• _MATERIAL PROVIDED_
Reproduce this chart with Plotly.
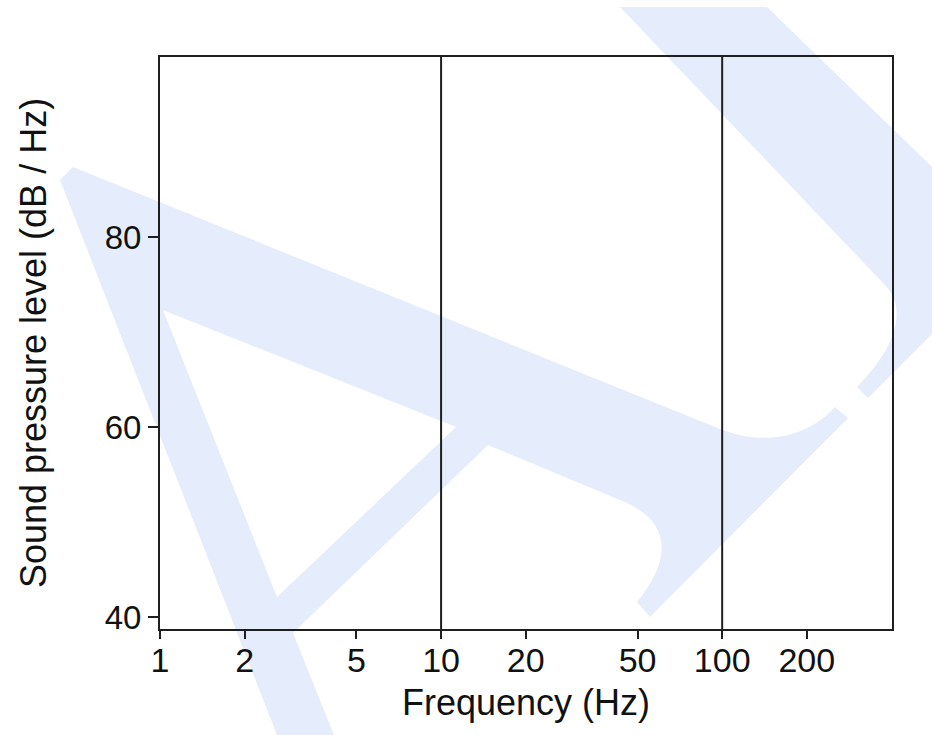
import plotly.graph_objects as go

# Axis ticks and reference frequencies
freq_ticks = [1, 2, 5, 10, 20, 50, 100, 200]
freq_labels = ["1", "2", "5", "10", "20", "50", "100", "200"]
spl_ticks = [40, 60, 80]
spl_labels = ["40", "60", "80"]
ref_freqs = [10, 100]

# Axis extents
freq_range = [1, 402]
spl_range = [38.74, 98.95]

FONT = "Liberation Sans, Arial, sans-serif"
INK = "#1f1f1f"
TEXT = "#111"
MARK_BLUE = "#e5ecfb"

W, H = 932, 735
M_L, M_R, M_T, M_B = 160, 40, 57, 106
PW, PH = W - M_L - M_R, H - M_T - M_B


def to_paper(px, py):
    return (px - M_L) / PW, (H - M_B - py) / PH


def path_from(cmds):
    # cmds: list of (command, [(px, py), ...]) in page pixels
    parts = []
    for c, pts in cmds:
        if c == "Z":
            parts.append("Z")
            continue
        coords = " ".join(
            "{:.4f},{:.4f}".format(*to_paper(x, y)) for x, y in pts
        )
        parts.append(c + " " + coords)
    return " ".join(parts)


# Background logo outlines (page pixels)
logo_left = [
    ("M", [(60, 180)]),
    ("L", [(73, 167)]),
    ("L", [(720, 429)]),
    ("C", [(760, 445), (805, 440), (835, 407)]),
    ("L", [(848, 418)]),
    ("L", [(650, 617)]),
    ("L", [(637, 602)]),
    ("C", [(668, 565), (675, 525), (627, 503)]),
    ("L", [(488, 445)]),
    ("L", [(293, 633)]),
    ("L", [(336, 740)]),
    ("L", [(279, 740)]),
    ("Z", []),
    ("M", [(163, 310)]),
    ("L", [(456, 427)]),
    ("L", [(277, 597)]),
    ("Z", []),
]
logo_right = [
    ("M", [(620, 7)]),
    ("L", [(767, 7)]),
    ("L", [(960, 194)]),
    ("L", [(960, 306)]),
    ("L", [(868, 398)]),
    ("L", [(857, 387)]),
    ("C", [(888, 356), (912, 313), (885, 285)]),
    ("Z", []),
]

fig = go.Figure()

for outline in (logo_left, logo_right):
    fig.add_shape(
        type="path",
        xref="paper",
        yref="paper",
        path=path_from(outline),
        fillcolor=MARK_BLUE,
        fillrule="evenodd",
        line=dict(width=0),
        layer="below",
    )

for f in ref_freqs:
    fig.add_vline(x=f, line=dict(color=INK, width=2), layer="above")

axis_common = dict(
    showline=True,
    linecolor=INK,
    linewidth=2,
    mirror=True,
    showgrid=False,
    zeroline=False,
    ticks="outside",
    tickcolor=INK,
    tickwidth=1.5,
)

fig.update_layout(
    width=W,
    height=H,
    margin=dict(l=M_L, r=M_R, t=M_T, b=M_B),
    paper_bgcolor="white",
    plot_bgcolor="rgba(0,0,0,0)",
    showlegend=False,
    xaxis=dict(
        type="log",
        range=[0, 2.6042],
        tickvals=freq_ticks,
        ticktext=freq_labels,
        ticklen=8,
        ticklabelstandoff=-8,
        tickfont=dict(family=FONT, size=34, color=TEXT),
        title=dict(
            text="Frequency (Hz)",
            font=dict(family=FONT, size=36, color=TEXT),
            standoff=12,
        ),
        **axis_common,
    ),
    yaxis=dict(
        range=spl_range,
        tickvals=spl_ticks,
        ticktext=spl_labels,
        ticklen=10,
        tickfont=dict(family=FONT, size=33, color=TEXT),
        title=dict(
            text="Sound pressure level (dB / Hz)",
            font=dict(family=FONT, size=36, color=TEXT),
            standoff=47,
        ),
        **axis_common,
    ),
)

fig.write_html("out.html")
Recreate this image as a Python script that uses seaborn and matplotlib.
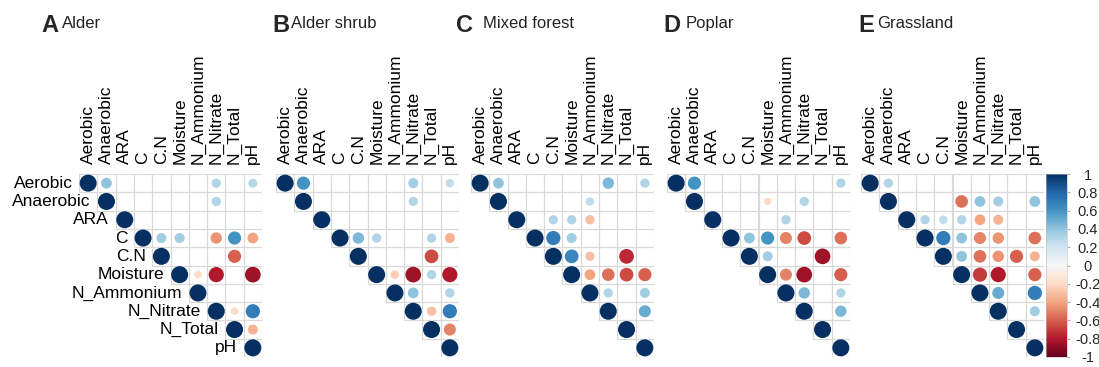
import numpy as np
import pandas as pd
import matplotlib
matplotlib.use("Agg")
import matplotlib.pyplot as plt
from matplotlib.patches import Rectangle
from matplotlib.colors import Normalize
from matplotlib.cm import ScalarMappable
import seaborn as sns

sns.set_theme(style="white")
plt.rcParams["font.family"] = ["Liberation Sans", "DejaVu Sans"]

# Soil / activity variables
variables = ["Aerobic", "Anaerobic", "ARA", "C", "C.N", "Moisture",
             "N_Ammonium", "N_Nitrate", "N_Total", "pH"]

N = None  # non-significant correlation (left blank)

# Upper triangle of each correlation matrix; row i lists columns i..9
alder = [
    [1, 0.40, N, N, N, N, N, 0.30, N, 0.28],
    [1, N, N, N, N, N, 0.30, N, N],
    [1, N, N, N, N, N, N, N],
    [1, 0.35, 0.35, N, -0.45, 0.60, -0.40],
    [1, N, N, N, -0.60, N],
    [1, -0.20, -0.80, N, -0.85],
    [1, N, N, N],
    [1, -0.20, 0.70],
    [1, -0.35],
    [1],
]

alder_shrub = [
    [1, 0.60, N, N, N, N, N, 0.35, N, 0.25],
    [1, N, N, N, N, N, 0.30, N, N],
    [1, N, N, N, N, N, N, N],
    [1, 0.45, 0.30, N, N, 0.30, -0.35],
    [1, N, N, N, -0.65, N],
    [1, -0.25, -0.85, 0.30, -0.80],
    [1, 0.40, N, 0.30],
    [1, -0.30, 0.70],
    [1, -0.50],
    [1],
]

mixed_forest = [
    [1, 0.40, N, N, N, N, N, 0.45, N, 0.30],
    [1, N, N, N, N, 0.25, N, N, N],
    [1, N, 0.30, 0.30, -0.30, N, N, N],
    [1, 0.70, 0.35, N, N, N, N],
    [1, 0.65, -0.30, N, -0.75, N],
    [1, -0.40, -0.55, -0.65, -0.60],
    [1, 0.30, N, 0.35],
    [1, N, 0.50],
    [1, N],
    [1],
]

poplar = [
    [1, 0.60, N, N, N, N, N, N, N, 0.30],
    [1, N, N, N, -0.20, N, 0.30, N, N],
    [1, N, N, N, 0.30, N, N, N],
    [1, 0.40, 0.60, -0.50, -0.65, N, -0.55],
    [1, 0.35, N, N, -0.85, N],
    [1, -0.50, -0.85, N, -0.60],
    [1, 0.45, N, 0.30],
    [1, N, 0.45],
    [1, N],
    [1],
]

grassland = [
    [1, 0.30, N, N, N, N, N, N, N, N],
    [1, N, N, N, -0.55, 0.40, 0.35, N, 0.40],
    [1, 0.30, 0.25, 0.30, -0.40, -0.35, N, N],
    [1, 0.70, 0.40, -0.50, -0.45, N, -0.55],
    [1, 0.40, -0.55, -0.45, -0.60, -0.35],
    [1, -0.70, -0.80, N, -0.60],
    [1, 0.50, N, 0.70],
    [1, N, 0.35],
    [1, N],
    [1],
]

panel_letters = ["A", "B", "C", "D", "E"]
panel_titles = ["Alder", "Alder shrub", "Mixed forest", "Poplar", "Grassland"]
panel_data = [alder, alder_shrub, mixed_forest, poplar, grassland]

W, H = 1099, 367
fig = plt.figure(figsize=(W / 100, H / 100), dpi=100)

n = len(variables)
grid_left = [79, 276, 471, 667, 861]
grid_top, grid_size = 174, 183
letter_x = [41, 272, 456, 663, 858]
title_x = [62, 291, 483, 686, 877]


def to_long(rows):
    recs = []
    for i, row in enumerate(rows):
        for k, v in enumerate(row):
            if v is not None:
                recs.append({"row": i, "col": i + k, "r": v, "absr": abs(v)})
    return pd.DataFrame(recs)


cell_px = grid_size / n
max_area = (0.93 * cell_px * 0.72) ** 2

for p, rows in enumerate(panel_data):
    ax = fig.add_axes([grid_left[p] / W, (H - grid_top - grid_size) / H,
                       grid_size / W, grid_size / H])
    ax.set_xlim(-0.5, n - 0.5)
    ax.set_ylim(n - 0.5, -0.5)
    ax.axis("off")

    # cell grid over the upper triangle
    for i in range(n):
        for j in range(i, n):
            ax.add_patch(Rectangle((j - 0.5, i - 0.5), 1, 1, fill=False,
                                   edgecolor="#d9d9d9", lw=0.8, zorder=1))

    df = to_long(rows)
    sns.scatterplot(data=df, x="col", y="row", hue="r", size="absr",
                    palette="RdBu", hue_norm=(-1, 1),
                    sizes=(0, max_area), size_norm=(0, 1),
                    linewidth=0, legend=False, ax=ax, zorder=3)
    ax.set_xlim(-0.5, n - 0.5)
    ax.set_ylim(n - 0.5, -0.5)
    ax.axis("off")

    for j, name in enumerate(variables):
        ax.text(j, -1.05, name, rotation=90, ha="center", va="bottom",
                fontsize=12.5, color="black", clip_on=False)
    if p == 0:
        for i, name in enumerate(variables):
            ax.text(i - 0.85, i, name, ha="right", va="center",
                    fontsize=12.5, color="black", clip_on=False)

    fig.text(letter_x[p] / W, 1 - 32 / H, panel_letters[p], fontsize=17,
             fontweight="bold", ha="left", va="baseline")
    fig.text(title_x[p] / W, 1 - 28 / H, panel_titles[p], fontsize=12,
             ha="left", va="baseline", color="#222222")

# colour legend
cax = fig.add_axes([1046 / W, (H - 357) / H, 21 / W, 183 / H])
sm = ScalarMappable(norm=Normalize(-1, 1), cmap="RdBu")
cb = fig.colorbar(sm, cax=cax, ticks=np.linspace(-1, 1, 11))
cb.outline.set_linewidth(0.4)
cb.outline.set_edgecolor("#bbbbbb")
tick_vals = np.linspace(-1, 1, 11)
cb.set_ticklabels(["%g" % round(v, 1) for v in tick_vals])
cax.tick_params(axis="y", length=2.5, width=0.6, color="#999999",
                labelsize=10.5, pad=12.5)
for lab in cax.get_yticklabels():
    lab.set_horizontalalignment("center")

fig.savefig("out.png", dpi=100)
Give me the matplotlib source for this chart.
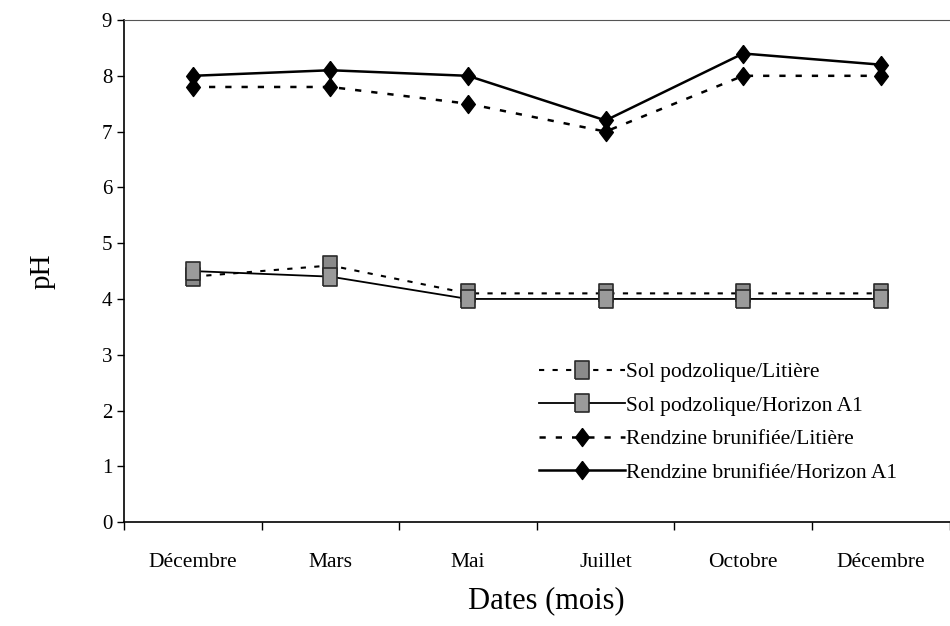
import matplotlib
matplotlib.use("Agg")
import matplotlib.pyplot as plt
import numpy as np
from matplotlib.ticker import FixedLocator

plt.rcParams['font.family'] = ['Liberation Serif', 'DejaVu Serif']

months = ["Décembre", "Mars", "Mai", "Juillet", "Octobre", "Décembre"]
sol_litiere = [4.4, 4.6, 4.1, 4.1, 4.1, 4.1]
sol_a1 = [4.5, 4.4, 4.0, 4.0, 4.0, 4.0]
rend_litiere = [7.8, 7.8, 7.5, 7.0, 8.0, 8.0]
rend_a1 = [8.0, 8.1, 8.0, 7.2, 8.4, 8.2]
labels = ["Sol podzolique/Litière", "Sol podzolique/Horizon A1",
          "Rendzine brunifiée/Litière", "Rendzine brunifiée/Horizon A1"]

rect = [(-0.4, -0.5), (0.4, -0.5), (0.4, 0.5), (-0.4, 0.5), (-0.4, -0.5)]
diam = [(0, 0.5), (0.38, 0), (0, -0.5), (-0.38, 0), (0, 0.5)]

fig = plt.figure(figsize=(9.5, 6.26), dpi=100)
ax = fig.add_axes([0.1305, 0.166, 0.869, 0.802])
x = np.arange(len(months))

dash = (0, (2.5, 4))
ax.plot(x, sol_litiere, linestyle=dash, color='black', lw=1.5, marker=rect,
        markersize=12.5, markerfacecolor='#8a8a8a', markeredgecolor='#2a2a2a',
        markeredgewidth=1.2, label=labels[0])
ax.plot(x, sol_a1, linestyle='-', color='black', lw=1.3, marker=rect,
        markersize=12.5, markerfacecolor='#9a9a9a', markeredgecolor='#2a2a2a',
        markeredgewidth=1.2, label=labels[1])
ax.plot(x, rend_litiere, linestyle=dash, color='black', lw=1.8, marker=diam,
        markersize=13, markerfacecolor='black', markeredgecolor='black',
        label=labels[2])
ax.plot(x, rend_a1, linestyle='-', color='black', lw=1.8, marker=diam,
        markersize=13, markerfacecolor='black', markeredgecolor='black',
        label=labels[3])

ax.set_xlim(-0.5, len(months) - 0.5)
ax.set_ylim(0, 9)
ax.set_yticks(range(0, 10))
ax.tick_params(axis='y', direction='out', length=5, labelsize=15, width=1)
ax.xaxis.set_major_locator(FixedLocator(np.arange(-0.5, len(months), 1.0)))
ax.set_xticklabels([])
ax.set_xticks(x, minor=True)
ax.set_xticklabels(months, minor=True)
ax.tick_params(axis='x', which='major', direction='out', length=6, width=1)
ax.tick_params(axis='x', which='minor', length=0, labelsize=15.5, pad=22)

for s in ['left', 'bottom']:
    ax.spines[s].set_linewidth(1.2)
ax.spines['top'].set_linewidth(0.8)
ax.spines['top'].set_color('#555555')
ax.spines['right'].set_visible(False)

ax.set_ylabel("pH", fontsize=21, labelpad=33)
ax.set_xlabel("Dates (mois)", fontsize=22, labelpad=18)
ax.xaxis.set_label_coords(0.512, -0.128)

leg = ax.legend(loc='lower right', bbox_to_anchor=(0.96, 0.04), frameon=False,
                fontsize=15.5, handlelength=4.0, handletextpad=0.05,
                labelspacing=0.62)

fig.savefig("out.png", dpi=100)
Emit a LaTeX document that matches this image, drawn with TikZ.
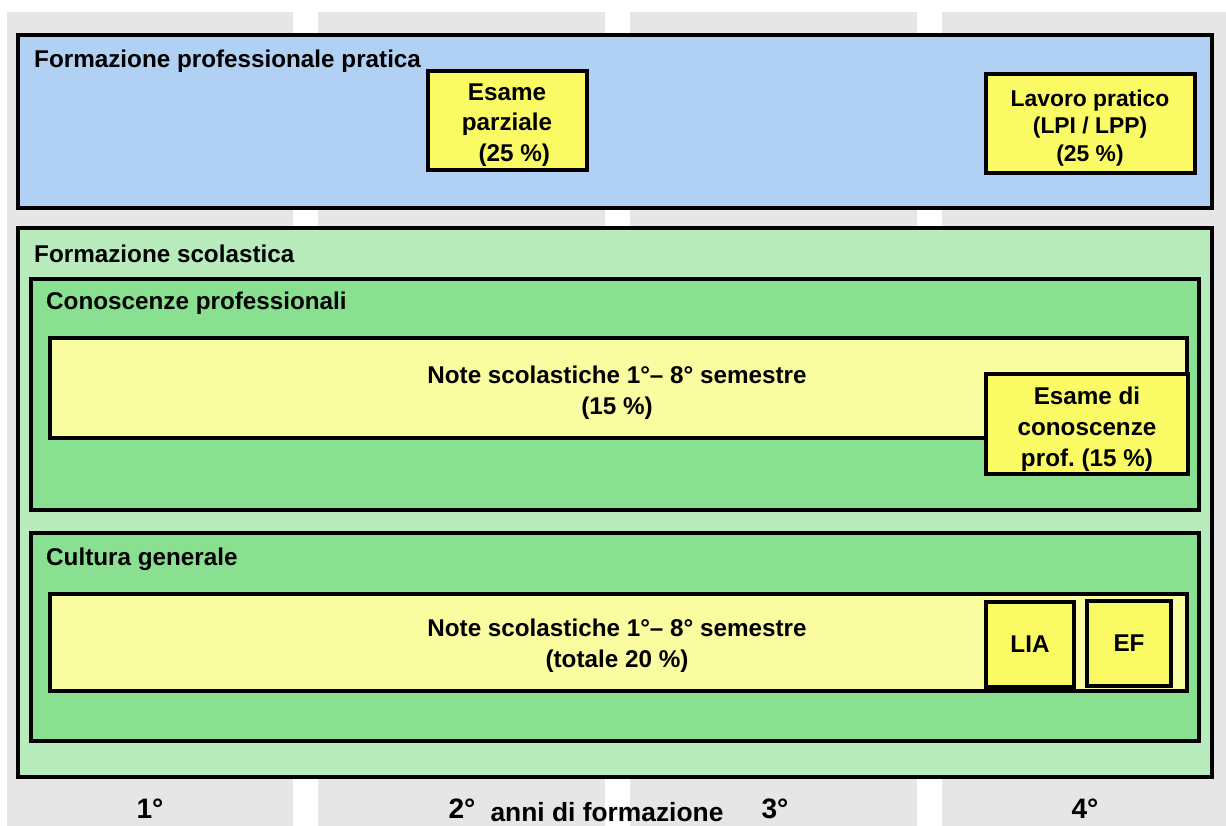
\documentclass[tikz,border=0pt]{standalone}
\usepackage{fontspec}
\setmainfont{Liberation Sans}

\definecolor{colgray}{HTML}{E6E6E6}
\definecolor{pratblue}{HTML}{B0D1F3}
\definecolor{scolgreen}{HTML}{B8ECBC}
\definecolor{midgreen}{HTML}{88E090}
\definecolor{paleyellow}{HTML}{FAFCA0}
\definecolor{examyellow}{HTML}{FAFA64}

\begin{document}
\begin{tikzpicture}[
    every node/.style={font=\fontsize{13.8}{17.5}\selectfont\bfseries, align=center},
    box/.style={draw=black, line width=2.2pt},
    titolo/.style={anchor=west},
    anno/.style={anchor=base, font=\fontsize{16}{19}\selectfont\bfseries},
  ]
  \useasboundingbox (0,0) rectangle (24.52,16.52);

  % --- COLONNE DEGLI ANNI ---
  \foreach \xa/\xb in {0.14/5.86, 6.36/12.10, 12.60/18.34, 18.84/24.52}
    \fill[colgray] (\xa,0) rectangle (\xb,16.28);

  % --- FORMAZIONE PROFESSIONALE PRATICA ---
  \draw[box, fill=pratblue] (0.36,15.82) rectangle (24.24,12.36);
  \node[titolo] (pratica) at (0.56,15.30) {Formazione professionale pratica};

  \draw[box, fill=examyellow] (8.56,15.10) rectangle (11.74,13.12);
  \node (parziale) at (10.14,14.02) {Esame\\parziale\\\hspace*{0.6em}(25 \%)};

  \draw[box, fill=examyellow] (19.72,15.04) rectangle (23.90,13.06);
  \node[font=\fontsize{13}{15.5}\selectfont\bfseries] (lavoro) at (21.80,13.96)
    {Lavoro pratico\\(LPI / LPP)\\(25 \%)};

  % --- FORMAZIONE SCOLASTICA ---
  \draw[box, fill=scolgreen] (0.36,11.96) rectangle (24.24,0.98);
  \node[titolo] (scolastica) at (0.56,11.44) {Formazione scolastica};

  % Conoscenze professionali
  \draw[box, fill=midgreen] (0.62,10.94) rectangle (23.98,6.32);
  \node[titolo] (conoscenze) at (0.80,10.46) {Conoscenze professionali};

  \draw[box, fill=paleyellow] (1.00,9.76) rectangle (23.74,7.76);
  \node (notecp) at (12.34,8.66) {Note scolastiche 1°– 8° semestre\\(15 \%)};

  \draw[box, fill=examyellow] (19.72,9.04) rectangle (23.76,7.04);
  \node (esamecp) at (21.74,7.94) {Esame di\\conoscenze\\prof.\ (15 \%)};

  % Cultura generale
  \draw[box, fill=midgreen] (0.62,5.86) rectangle (23.98,1.70);
  \node[titolo] (cultura) at (0.80,5.34) {Cultura generale};

  \draw[box, fill=paleyellow] (1.00,4.64) rectangle (23.74,2.70);
  \node (notecg) at (12.34,3.60) {Note scolastiche 1°– 8° semestre\\(totale 20 \%)};

  \draw[box, fill=examyellow] (19.72,4.48) rectangle (21.48,2.78);
  \node (lia) at (20.60,3.63) {LIA};

  \draw[box, fill=examyellow] (21.74,4.50) rectangle (23.42,2.80);
  \node (ef) at (22.58,3.65) {EF};

  % --- ANNI DI FORMAZIONE ---
  \node[anno] (anno1) at (3.00,0.14) {1°};
  \node[anno] (anno2) at (9.24,0.14) {2°};
  \node[anno, font=\fontsize{15}{18}\selectfont\bfseries] (anni) at (12.14,0.08) {anni di formazione};
  \node[anno] (anno3) at (15.50,0.14) {3°};
  \node[anno] (anno4) at (21.70,0.14) {4°};

\end{tikzpicture}
\end{document}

• _AIM OF THE TASK_
Gather each line in these records that contains the string "with".

• _FINAL RESULT_
Reproduce this chart with Plotly.
Emit a LaTeX document that matches this image, drawn with TikZ.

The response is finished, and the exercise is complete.